Written task -
Set down each line of the data below exactly as it stands, dropping the pictures.
○ ○ ○ ○
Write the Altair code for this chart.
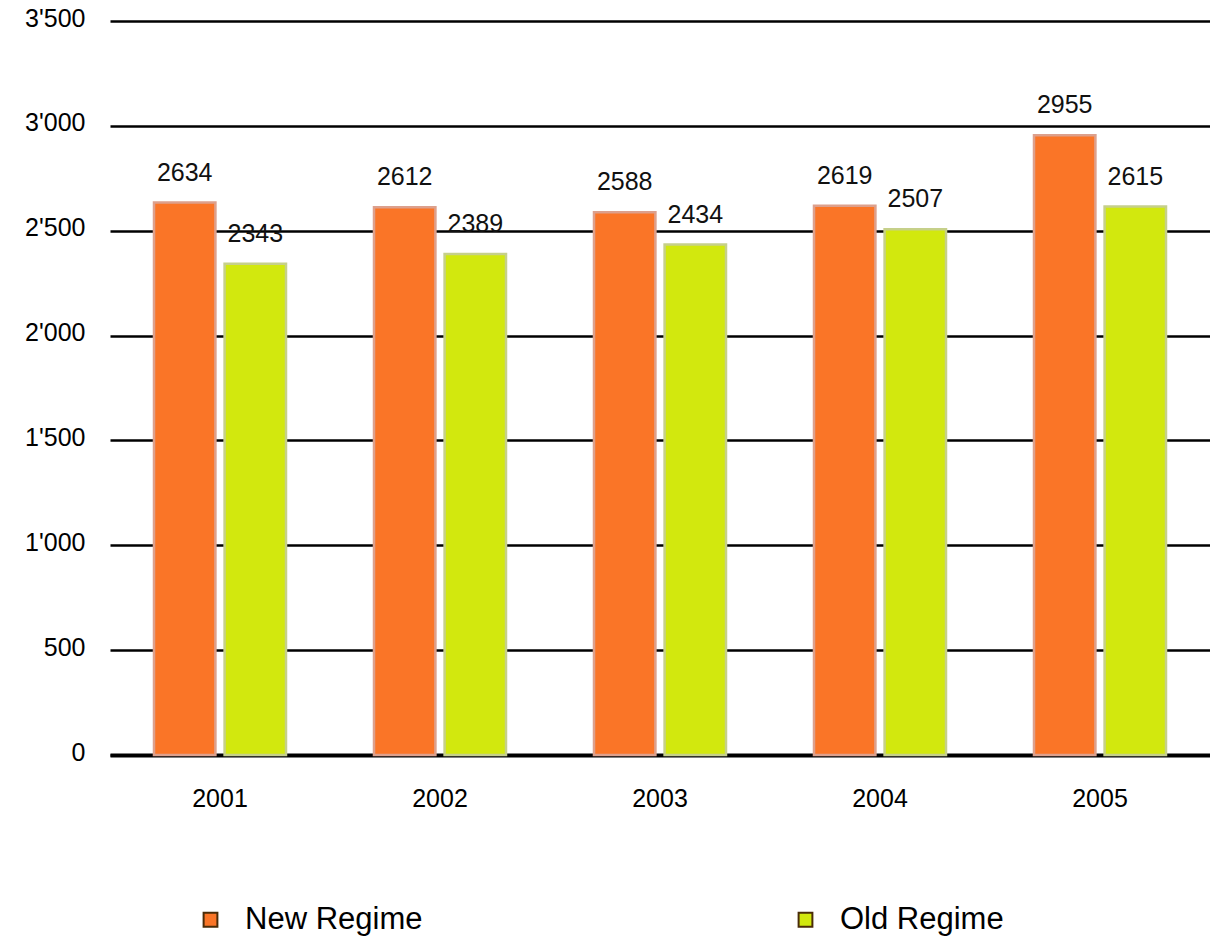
import altair as alt
import pandas as pd

years = ["2001", "2002", "2003", "2004", "2005"]
new_regime = [2634, 2612, 2588, 2619, 2955]
old_regime = [2343, 2389, 2434, 2507, 2615]
series = ["New Regime", "Old Regime"]
fill_colors = ["#FA7527", "#D2E80E"]
edge_colors = ["#DDA08C", "#C6D08A"]

rows = []
for i, y in enumerate(years):
    rows.append({"year": y, "series": series[0], "value": new_regime[i], "edge": edge_colors[0]})
    rows.append({"year": y, "series": series[1], "value": old_regime[i], "edge": edge_colors[1]})
df = pd.DataFrame(rows)

FONT = "Liberation Sans"

x_enc = alt.X(
    "year:N",
    sort=years,
    scale=alt.Scale(paddingInner=0.4, paddingOuter=0.2),
    axis=alt.Axis(
        title=None,
        labelAngle=0,
        ticks=False,
        domain=True,
        domainColor="#000000",
        domainWidth=4,
        labelFont=FONT,
        labelFontSize=25,
        labelColor="#000000",
        labelPadding=31,
        grid=False,
    ),
)
xoff = alt.XOffset("series:N", sort=series, scale=alt.Scale(paddingInner=0.13, paddingOuter=0))
y_enc = alt.Y(
    "value:Q",
    scale=alt.Scale(domain=[0, 3500], nice=False),
    axis=alt.Axis(
        title=None,
        values=[0, 500, 1000, 1500, 2000, 2500, 3000, 3500],
        labelExpr="replace(format(datum.value, ',d'), ',', \"'\")",
        ticks=False,
        domain=False,
        grid=True,
        gridColor="#000000",
        gridWidth=2.5,
        gridOpacity=1,
        labelFont=FONT,
        labelFontSize=25,
        labelColor="#000000",
        labelPadding=25,
        labelOffset=-3,
    ),
)

bars = alt.Chart(df).mark_bar(strokeWidth=2.5).encode(
    x=x_enc,
    xOffset=xoff,
    y=y_enc,
    color=alt.Color(
        "series:N",
        sort=series,
        scale=alt.Scale(domain=series, range=fill_colors),
        legend=alt.Legend(
            title=None,
            orient="none",
            legendX=85,
            legendY=883,
            direction="horizontal",
            symbolType="square",
            symbolSize=190,
            symbolOpacity=1,
            symbolStrokeColor="#4a2c08",
            symbolStrokeWidth=2,
            labelFont=FONT,
            labelFontSize=31,
            labelColor="#000000",
            labelOffset=19,
            labelLimit=500,
            columnPadding=367,
            padding=0,
        ),
    ),
    stroke=alt.Stroke("edge:N", scale=None),
)

labels = alt.Chart(df).mark_text(
    baseline="alphabetic", dy=-22, font=FONT, fontSize=25, color="#111111"
).encode(
    x=alt.X("year:N", sort=years),
    xOffset=alt.XOffset("series:N", sort=series),
    y="value:Q",
    text="value:Q",
)

chart = (
    alt.layer(bars, labels)
    .properties(
        width=1100,
        height=734,
        autosize=alt.AutoSizeParams(type="none"),
        padding={"left": 110, "top": 21, "right": 0, "bottom": 182},
        background="#ffffff",
    )
    .configure_view(stroke=None)
)

chart.save("out.html", embed_options={"renderer": "svg", "actions": False})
○ ○ ○ ○
Result for this exercise -
Write the Altair code for this chart.
import altair as alt
import pandas as pd

years = ["2001", "2002", "2003", "2004", "2005"]
new_regime = [2634, 2612, 2588, 2619, 2955]
old_regime = [2343, 2389, 2434, 2507, 2615]
series = ["New Regime", "Old Regime"]
fill_colors = ["#FA7527", "#D2E80E"]
edge_colors = ["#DDA08C", "#C6D08A"]

rows = []
for i, y in enumerate(years):
    rows.append({"year": y, "series": series[0], "value": new_regime[i], "edge": edge_colors[0]})
    rows.append({"year": y, "series": series[1], "value": old_regime[i], "edge": edge_colors[1]})
df = pd.DataFrame(rows)

FONT = "Liberation Sans"

x_enc = alt.X(
    "year:N",
    sort=years,
    scale=alt.Scale(paddingInner=0.4, paddingOuter=0.2),
    axis=alt.Axis(
        title=None,
        labelAngle=0,
        ticks=False,
        domain=True,
        domainColor="#000000",
        domainWidth=4,
        labelFont=FONT,
        labelFontSize=25,
        labelColor="#000000",
        labelPadding=31,
        grid=False,
    ),
)
xoff = alt.XOffset("series:N", sort=series, scale=alt.Scale(paddingInner=0.13, paddingOuter=0))
y_enc = alt.Y(
    "value:Q",
    scale=alt.Scale(domain=[0, 3500], nice=False),
    axis=alt.Axis(
        title=None,
        values=[0, 500, 1000, 1500, 2000, 2500, 3000, 3500],
        labelExpr="replace(format(datum.value, ',d'), ',', \"'\")",
        ticks=False,
        domain=False,
        grid=True,
        gridColor="#000000",
        gridWidth=2.5,
        gridOpacity=1,
        labelFont=FONT,
        labelFontSize=25,
        labelColor="#000000",
        labelPadding=25,
        labelOffset=-3,
    ),
)

bars = alt.Chart(df).mark_bar(strokeWidth=2.5).encode(
    x=x_enc,
    xOffset=xoff,
    y=y_enc,
    color=alt.Color(
        "series:N",
        sort=series,
        scale=alt.Scale(domain=series, range=fill_colors),
        legend=alt.Legend(
            title=None,
            orient="none",
            legendX=85,
            legendY=883,
            direction="horizontal",
            symbolType="square",
            symbolSize=190,
            symbolOpacity=1,
            symbolStrokeColor="#4a2c08",
            symbolStrokeWidth=2,
            labelFont=FONT,
            labelFontSize=31,
            labelColor="#000000",
            labelOffset=19,
            labelLimit=500,
            columnPadding=367,
            padding=0,
        ),
    ),
    stroke=alt.Stroke("edge:N", scale=None),
)

labels = alt.Chart(df).mark_text(
    baseline="alphabetic", dy=-22, font=FONT, fontSize=25, color="#111111"
).encode(
    x=alt.X("year:N", sort=years),
    xOffset=alt.XOffset("series:N", sort=series),
    y="value:Q",
    text="value:Q",
)

chart = (
    alt.layer(bars, labels)
    .properties(
        width=1100,
        height=734,
        autosize=alt.AutoSizeParams(type="none"),
        padding={"left": 110, "top": 21, "right": 0, "bottom": 182},
        background="#ffffff",
    )
    .configure_view(stroke=None)
)

chart.save("out.html", embed_options={"renderer": "svg", "actions": False})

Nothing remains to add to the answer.